A maioria é de democracias, sublinhando um dos temas da visão de política externa de Joe Biden – que o mundo se aproxima de uma luta decisiva entre democracia e autocracia, cujo resultado é incerto e, portanto, exige o engajamento ativo das nações democráticas. “A coisa mais importante que temos de fazer no Ocidente é nos unir”, declarou Biden na cúpula da União Europeia na quinta-feira 24. Pela primeira vez um presidente dos Estados Unidos participa de uma reunião do Conselho Europeu.
Índia e China, nações mais populosas, dão apoio tácito às demandas de Moscou
Autoridades norte-americanas ficaram satisfeitas ao ver que a invasão da Ucrânia uniu aliados dos Estados Unidos na Europa e no Pacífico em uma causa global, com Japão, Austrália, Coreia do Sul e Nova Zelândia aderindo às sanções. “Há uma qualidade onipresente do apelo da Ucrânia, que atravessa barreiras e é profundo. Ele transcende a Europa e a Ásia”, descreveu um alto funcionário dos EUA. “Esta é a manifestação de um entendimento que compartilhamos, um compromisso progressista comum.” O funcionário apontou um terceiro motivo, que ele argumentou ser o mais decisivo: “Nossos parceiros asiáticos não querem que a Ucrânia seja um modelo de como os problemas podem ser resolvidos no Indo-Pacífico, principalmente no que se refere a um lugar como Taiwan”.

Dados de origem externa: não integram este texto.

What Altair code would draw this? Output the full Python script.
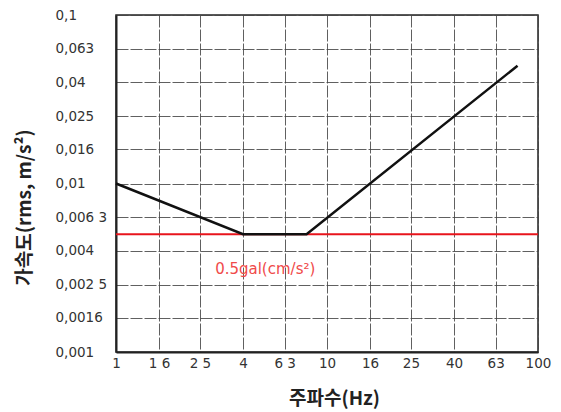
import altair as alt
import pandas as pd

# Data
freq = [1, 4, 8, 80]
accel = [0.01, 0.005, 0.005, 0.05]
limit_value = [0.005]
limit_label = ["0.5gal(cm/s²)"]
label_x = [2.95]
label_y = [0.0031]

x_ticks = [1, 1.6, 2.5, 4, 6.3, 10, 16, 25, 40, 63, 100]
x_tick_labels = ["1", "1 6", "2 5", "4", "6 3", "10", "16", "25", "40", "63", "100"]
y_ticks = [0.001, 0.0016, 0.0025, 0.004, 0.0063, 0.01, 0.016, 0.025, 0.04, 0.063, 0.1]
y_tick_labels = ["0,001", "0,0016", "0,002 5", "0,004", "0,006 3", "0,01", "0,016",
                 "0,025", "0,04", "0,063", "0,1"]


def label_expr(values, labels):
    expr = "''"
    for v, l in reversed(list(zip(values, labels))):
        expr = f"datum.value == {v} ? '{l}' : ({expr})"
    return expr


line_df = pd.DataFrame({"f": freq, "a": accel})
limit_df = pd.DataFrame({"a": limit_value})
text_df = pd.DataFrame({"f": label_x, "a": label_y, "t": limit_label})

xscale = alt.Scale(type="log", domain=[1, 100], nice=False)
yscale = alt.Scale(type="log", domain=[0.001, 0.1], nice=False)

lab_font = "DejaVu Sans"
title_font = "Noto Sans CJK KR"

xaxis = alt.Axis(
    values=x_ticks, labelExpr=label_expr(x_ticks, x_tick_labels),
    title="주파수(Hz)", titleFont=title_font, titleFontSize=19, titleFontWeight="bold",
    titleColor="#222", titleX=218, titleY=46, titleAnchor="middle", titleAlign="center",
    titleBaseline="middle",
    labelFont=lab_font, labelFontSize=13.5, labelColor="#333", labelPadding=4,
    labelBaseline="top", labelFlush=False, labelOverlap=False,
    ticks=False, tickSize=0,
    domain=True, domainColor="#222", domainWidth=2,
    grid=True, gridColor="#444", gridWidth=1, gridDash=[12, 2], gridOpacity=0.85,
)
yaxis = alt.Axis(
    values=y_ticks, labelExpr=label_expr(y_ticks, y_tick_labels),
    title="가속도(rms, m/s²)", titleFont=title_font, titleFontSize=19, titleFontWeight="bold",
    titleColor="#222", titleX=-92, titleY=192, titleAngle=-90, titleAlign="center",
    titleBaseline="middle",
    labelFont=lab_font, labelFontSize=13.5, labelColor="#333", labelPadding=61,
    labelAlign="left", labelBaseline="middle", labelFlush=False, labelOverlap=False,
    ticks=False, tickSize=0,
    domain=True, domainColor="#222", domainWidth=2,
    grid=True, gridColor="#444", gridWidth=1, gridDash=[12, 2], gridOpacity=0.85,
)

line = alt.Chart(line_df).mark_line(color="#111", strokeWidth=2.5).encode(
    x=alt.X("f:Q", scale=xscale, axis=xaxis),
    y=alt.Y("a:Q", scale=yscale, axis=yaxis),
)

rule = alt.Chart(limit_df).mark_rule(color="#e8141c", strokeWidth=2).encode(
    y=alt.Y("a:Q", scale=yscale),
)

text = alt.Chart(text_df).mark_text(
    color="#f04a4a", fontSize=15, font=lab_font, align="left", baseline="middle"
).encode(
    x=alt.X("f:Q", scale=xscale),
    y=alt.Y("a:Q", scale=yscale),
    text="t:N",
)

chart = alt.layer(rule, line, text).properties(
    width=422, height=337,
    autosize=alt.AutoSizeParams(type="none"),
    padding={"left": 108, "top": 7, "right": 15, "bottom": 60},
    background="white",
).configure_view(stroke="#222", strokeWidth=1.5)

chart.save("out.html", embed_options={"renderer": "svg", "actions": False})
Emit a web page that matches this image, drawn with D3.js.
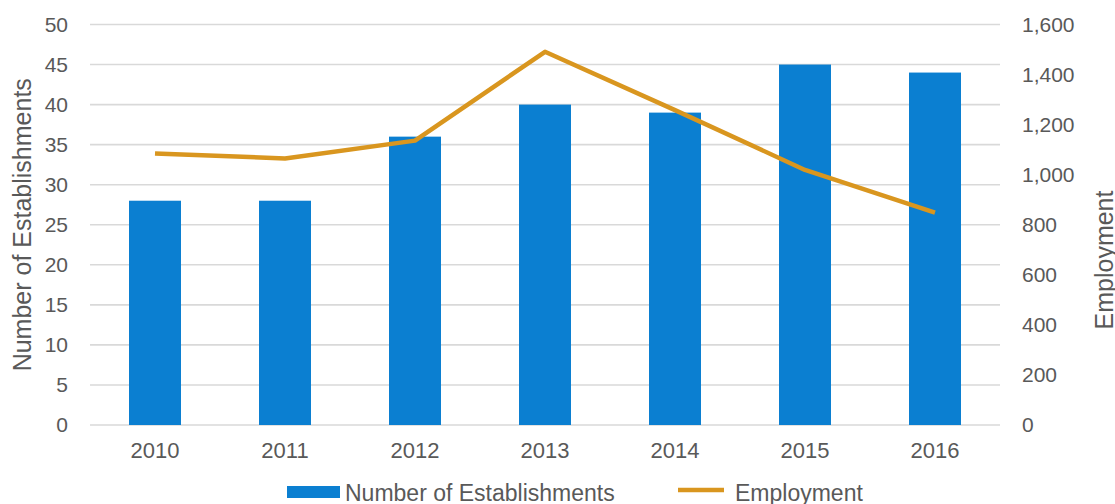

Em meio a todo o verde no placar da ONU, entretanto, também houve uma boa mancha de amarelo – 38 abstenções de países ainda em cima do muro na votação mais recente. Isso inclui as nações mais populosas do mundo, China e Índia, que representam mais de um terço da humanidade. Além daqueles que se abstiveram, há muitos países que criticaram Moscou, sem dar o próximo passo, a imposição de sanções.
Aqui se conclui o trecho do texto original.